Rabbi Yosef Tzvi Salant (1885-1981) in his modern classic Be’er Yosef shows us the other side of the coin. We’ve been discussing how deep one can go into a delusion. This episode marks the ocean floor of delusion. Apparently, if Moshe would have been precise with the timing of the plague, and their moondials or hourglasses or whatever would have shown 15 or 20 minutes before or after 12 — despite the fact that inexplicably all firstborn men and women dropped dead within that hour — totaling about a million dead across Egypt — they would have waved off the plague as a “coincidence.”
This capacity for denial is astonishing to ponder. If, however, you’ve been watching the news lately, you know all too well that it’s the truth.
It reminds me of a prank I played on my roommate when I was young and dumb. It was the night before finals, and my friend Brahm was bleary-eyed with exhaustion. He decided to take a 30-minute “power nap” at 10:30pm in order to keep studying at 11pm. He asked me if I could wake him up. I was going out for a run, and said “sure.” I’d wake him up when I got back. When I tried waking him up at 11pm, as he had requested, he said under his breath, with his eyes still shut, “I’m so tired, I can’t believe it’s already morning — I never studied for my test!” Finding the situation humorous, I went with it, and said, “Brahm, we’ve got to go — you can’t be late for your final.” He said, “Oh man, can you wake me up in 15 minutes??” I agreed. I came back into the room two minutes later and woke him up again. Naturally, he said, “It’s been 15 minutes?! It feels like it’s been just a couple of minutes!” He mustered the strength to sit up, and looked, at first, casually at the clock, which I had failed to change for the sake of the prank. It read 11:05am. His gaze stayed fixated on the clock for what felt like ten seconds in utter disbelief. I was sure that the gig was up... His reaction? “The clock says it’s 11:05pm…” “Oh wow, you’re right.” “Our clock is so messed up!!! Can you fix it while I get ready?” he said.
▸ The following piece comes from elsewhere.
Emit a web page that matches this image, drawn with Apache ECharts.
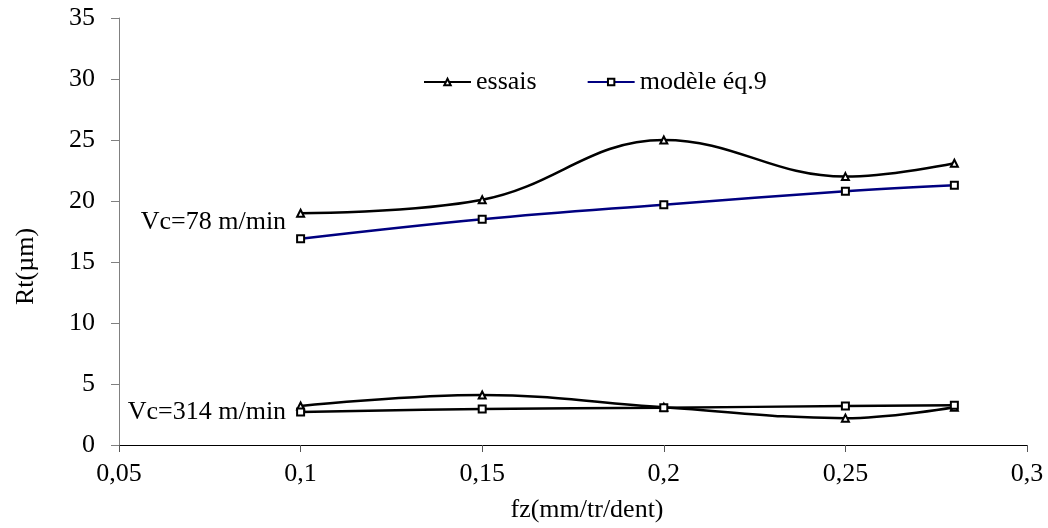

He proceeded to shower and get dressed until he opened the curtain with his backpack on, and saw that it was pitch black outside.
The bubbles of fantasy are highly resistant to outside forces causing them to burst.
We see what we want to see until we make a decision to see whatever it is that there is to see.
The culmination of leaving our fantasies in Egypt is the decision to accept the truth at Mount Sinai.